**Supplied data:**
'''
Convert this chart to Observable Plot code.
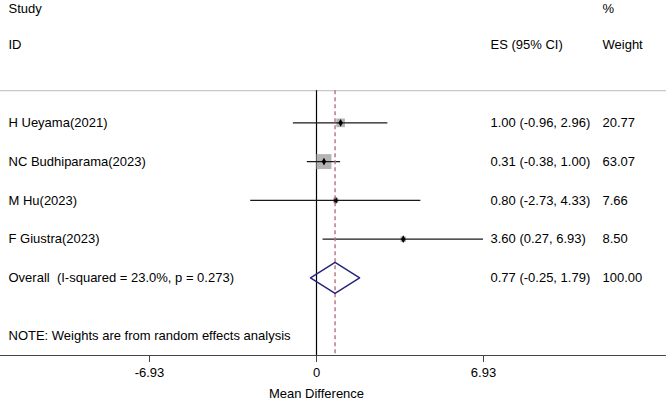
<!DOCTYPE html>
<html>
<head>
<meta charset="utf-8">
<script src="https://cdn.jsdelivr.net/npm/d3@7"></script>
<script src="https://cdn.jsdelivr.net/npm/@observablehq/plot@0.6"></script>
<style>
  html, body { margin: 0; padding: 0; background: #fff; }
  #chart svg { display: block; }
</style>
</head>
<body>
<div id="chart"></div>
<script>
// Study-level mean differences with 95% CIs and random-effects weights
const studies = ["H Ueyama(2021)", "NC Budhiparama(2023)", "M Hu(2023)", "F Giustra(2023)"];
const es = [1.00, 0.31, 0.80, 3.60];
const lo = [-0.96, -0.38, -2.73, 0.27];
const hi = [2.96, 1.00, 4.33, 6.93];
const weights = [20.77, 63.07, 7.66, 8.50];

// Pooled estimate
const overallLabel = "Overall  (I-squared = 23.0%, p = 0.273)";
const overall = {es: 0.77, lo: -0.25, hi: 1.79, weight: 100.00};

const xTicks = [-6.93, 0, 6.93];
const note = "NOTE: Weights are from random effects analysis";

// rows: headers above 0, studies 1..n, overall n+1, note and axis below
const rows = studies.map((s, i) => ({
  study: s, es: es[i], lo: lo[i], hi: hi[i], weight: weights[i], row: i + 1,
  ci: `${es[i].toFixed(2)} (${lo[i].toFixed(2)}, ${hi[i].toFixed(2)})`
}));
const overallRow = studies.length + 1;
const axisRow = overallRow + 2;
const noteRow = overallRow + 1.5;
const topRule = 0.17;
const dh = 0.4; // diamond half-height in rows

const diamond = [
  {x: overall.lo, y: overallRow},
  {x: overall.es, y: overallRow - dh},
  {x: overall.hi, y: overallRow},
  {x: overall.es, y: overallRow + dh},
  {x: overall.lo, y: overallRow}
];

const font = "'Liberation Sans', Arial, Helvetica, sans-serif";
const fs = 13;

// x scale layout, and text columns placed in the same coordinate system
const xDomain = [-6.93, 6.93], xRange = [149, 483];
const col = d3.scaleLinear().domain(xRange).range(xDomain);
const colL = col(8), colES = col(490), colW = col(602);

const labelRows = [
  ...rows.map(d => ({row: d.row, left: d.study, ci: d.ci, w: d.weight.toFixed(2)})),
  {row: overallRow, left: overallLabel,
   ci: `${overall.es.toFixed(2)} (${overall.lo.toFixed(2)}, ${overall.hi.toFixed(2)})`,
   w: overall.weight.toFixed(2)}
];

const txt = {textAnchor: "start", fontSize: fs};

const chart = Plot.plot({
  width: 666,
  height: 399,
  marginTop: 0, marginLeft: 0, marginRight: 0, marginBottom: 44,
  style: {fontFamily: font, fontSize: fs + "px", color: "#000", background: "#fff"},
  x: {domain: xDomain, range: xRange},
  y: {domain: [-2, axisRow], range: [6, 355]},
  r: {type: "sqrt", domain: [0, 100], range: [0, 10.66]},
  marks: [
    // header rule
    Plot.ruleY([topRule], {stroke: "#c8c8c8", strokeWidth: 1.2}),
    // headers
    Plot.text(["Study"], {x: colL, y: -1.95, ...txt}),
    Plot.text(["ID"], {x: colL, y: -1, ...txt}),
    Plot.text(["ES (95% CI)"], {x: colES, y: -1, ...txt}),
    Plot.text(["%"], {x: colW, y: -1.95, ...txt}),
    Plot.text(["Weight"], {x: colW, y: -1, ...txt}),
    // null line
    Plot.ruleX([0], {y1: topRule, y2: axisRow, stroke: "#000", strokeWidth: 1.2}),
    // weight boxes
    Plot.dot(rows, {x: "es", y: "row", r: "weight", symbol: "square", fill: "#b4b4b4", stroke: "none"}),
    // confidence intervals
    Plot.ruleY(rows, {y: "row", x1: "lo", x2: "hi", stroke: "#1a1a1a", strokeWidth: 1.3}),
    // point estimates
    Plot.dot(rows, {x: "es", y: "row", r: 2.3, symbol: "diamond", fill: "#000", stroke: "none"}),
    // pooled estimate line
    Plot.ruleX([overall.es], {y1: topRule, y2: axisRow, stroke: "#b9707e", strokeWidth: 1.4, strokeDasharray: "4,3"}),
    // pooled diamond
    Plot.line(diamond, {x: "x", y: "y", stroke: "#23237b", strokeWidth: 1.4}),
    // row labels
    Plot.text(labelRows, {x: () => colL, y: "row", text: "left", ...txt}),
    Plot.text(labelRows, {x: () => colES, y: "row", text: "ci", ...txt}),
    Plot.text(labelRows, {x: () => colW, y: "row", text: "w", ...txt}),
    Plot.text([note], {x: colL, y: noteRow, ...txt}),
    // x axis
    Plot.ruleY([axisRow], {stroke: "#444", strokeWidth: 1.2}),
    Plot.axisX(xTicks, {anchor: "bottom", tickSize: 7, tickPadding: 5, tickFormat: d => d.toString(), fontSize: fs, stroke: "#444", label: null}),
    Plot.text(["Mean Difference"], {x: 0, y: axisRow + 1.0, fontSize: fs})
  ]
});

document.getElementById("chart").appendChild(chart);
</script>
</body>
</html>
'''
Transcribe the material exactly, leaving every picture out.

Convert this chart to Observable Plot code.
<!DOCTYPE html>
<html>
<head>
<meta charset="utf-8">
<script src="https://cdn.jsdelivr.net/npm/d3@7"></script>
<script src="https://cdn.jsdelivr.net/npm/@observablehq/plot@0.6"></script>
<style>
  html, body { margin: 0; padding: 0; background: #fff; }
  #chart svg { display: block; }
</style>
</head>
<body>
<div id="chart"></div>
<script>
// Study-level mean differences with 95% CIs and random-effects weights
const studies = ["H Ueyama(2021)", "NC Budhiparama(2023)", "M Hu(2023)", "F Giustra(2023)"];
const es = [1.00, 0.31, 0.80, 3.60];
const lo = [-0.96, -0.38, -2.73, 0.27];
const hi = [2.96, 1.00, 4.33, 6.93];
const weights = [20.77, 63.07, 7.66, 8.50];

// Pooled estimate
const overallLabel = "Overall  (I-squared = 23.0%, p = 0.273)";
const overall = {es: 0.77, lo: -0.25, hi: 1.79, weight: 100.00};

const xTicks = [-6.93, 0, 6.93];
const note = "NOTE: Weights are from random effects analysis";

// rows: headers above 0, studies 1..n, overall n+1, note and axis below
const rows = studies.map((s, i) => ({
  study: s, es: es[i], lo: lo[i], hi: hi[i], weight: weights[i], row: i + 1,
  ci: `${es[i].toFixed(2)} (${lo[i].toFixed(2)}, ${hi[i].toFixed(2)})`
}));
const overallRow = studies.length + 1;
const axisRow = overallRow + 2;
const noteRow = overallRow + 1.5;
const topRule = 0.17;
const dh = 0.4; // diamond half-height in rows

const diamond = [
  {x: overall.lo, y: overallRow},
  {x: overall.es, y: overallRow - dh},
  {x: overall.hi, y: overallRow},
  {x: overall.es, y: overallRow + dh},
  {x: overall.lo, y: overallRow}
];

const font = "'Liberation Sans', Arial, Helvetica, sans-serif";
const fs = 13;

// x scale layout, and text columns placed in the same coordinate system
const xDomain = [-6.93, 6.93], xRange = [149, 483];
const col = d3.scaleLinear().domain(xRange).range(xDomain);
const colL = col(8), colES = col(490), colW = col(602);

const labelRows = [
  ...rows.map(d => ({row: d.row, left: d.study, ci: d.ci, w: d.weight.toFixed(2)})),
  {row: overallRow, left: overallLabel,
   ci: `${overall.es.toFixed(2)} (${overall.lo.toFixed(2)}, ${overall.hi.toFixed(2)})`,
   w: overall.weight.toFixed(2)}
];

const txt = {textAnchor: "start", fontSize: fs};

const chart = Plot.plot({
  width: 666,
  height: 399,
  marginTop: 0, marginLeft: 0, marginRight: 0, marginBottom: 44,
  style: {fontFamily: font, fontSize: fs + "px", color: "#000", background: "#fff"},
  x: {domain: xDomain, range: xRange},
  y: {domain: [-2, axisRow], range: [6, 355]},
  r: {type: "sqrt", domain: [0, 100], range: [0, 10.66]},
  marks: [
    // header rule
    Plot.ruleY([topRule], {stroke: "#c8c8c8", strokeWidth: 1.2}),
    // headers
    Plot.text(["Study"], {x: colL, y: -1.95, ...txt}),
    Plot.text(["ID"], {x: colL, y: -1, ...txt}),
    Plot.text(["ES (95% CI)"], {x: colES, y: -1, ...txt}),
    Plot.text(["%"], {x: colW, y: -1.95, ...txt}),
    Plot.text(["Weight"], {x: colW, y: -1, ...txt}),
    // null line
    Plot.ruleX([0], {y1: topRule, y2: axisRow, stroke: "#000", strokeWidth: 1.2}),
    // weight boxes
    Plot.dot(rows, {x: "es", y: "row", r: "weight", symbol: "square", fill: "#b4b4b4", stroke: "none"}),
    // confidence intervals
    Plot.ruleY(rows, {y: "row", x1: "lo", x2: "hi", stroke: "#1a1a1a", strokeWidth: 1.3}),
    // point estimates
    Plot.dot(rows, {x: "es", y: "row", r: 2.3, symbol: "diamond", fill: "#000", stroke: "none"}),
    // pooled estimate line
    Plot.ruleX([overall.es], {y1: topRule, y2: axisRow, stroke: "#b9707e", strokeWidth: 1.4, strokeDasharray: "4,3"}),
    // pooled diamond
    Plot.line(diamond, {x: "x", y: "y", stroke: "#23237b", strokeWidth: 1.4}),
    // row labels
    Plot.text(labelRows, {x: () => colL, y: "row", text: "left", ...txt}),
    Plot.text(labelRows, {x: () => colES, y: "row", text: "ci", ...txt}),
    Plot.text(labelRows, {x: () => colW, y: "row", text: "w", ...txt}),
    Plot.text([note], {x: colL, y: noteRow, ...txt}),
    // x axis
    Plot.ruleY([axisRow], {stroke: "#444", strokeWidth: 1.2}),
    Plot.axisX(xTicks, {anchor: "bottom", tickSize: 7, tickPadding: 5, tickFormat: d => d.toString(), fontSize: fs, stroke: "#444", label: null}),
    Plot.text(["Mean Difference"], {x: 0, y: axisRow + 1.0, fontSize: fs})
  ]
});

document.getElementById("chart").appendChild(chart);
</script>
</body>
</html>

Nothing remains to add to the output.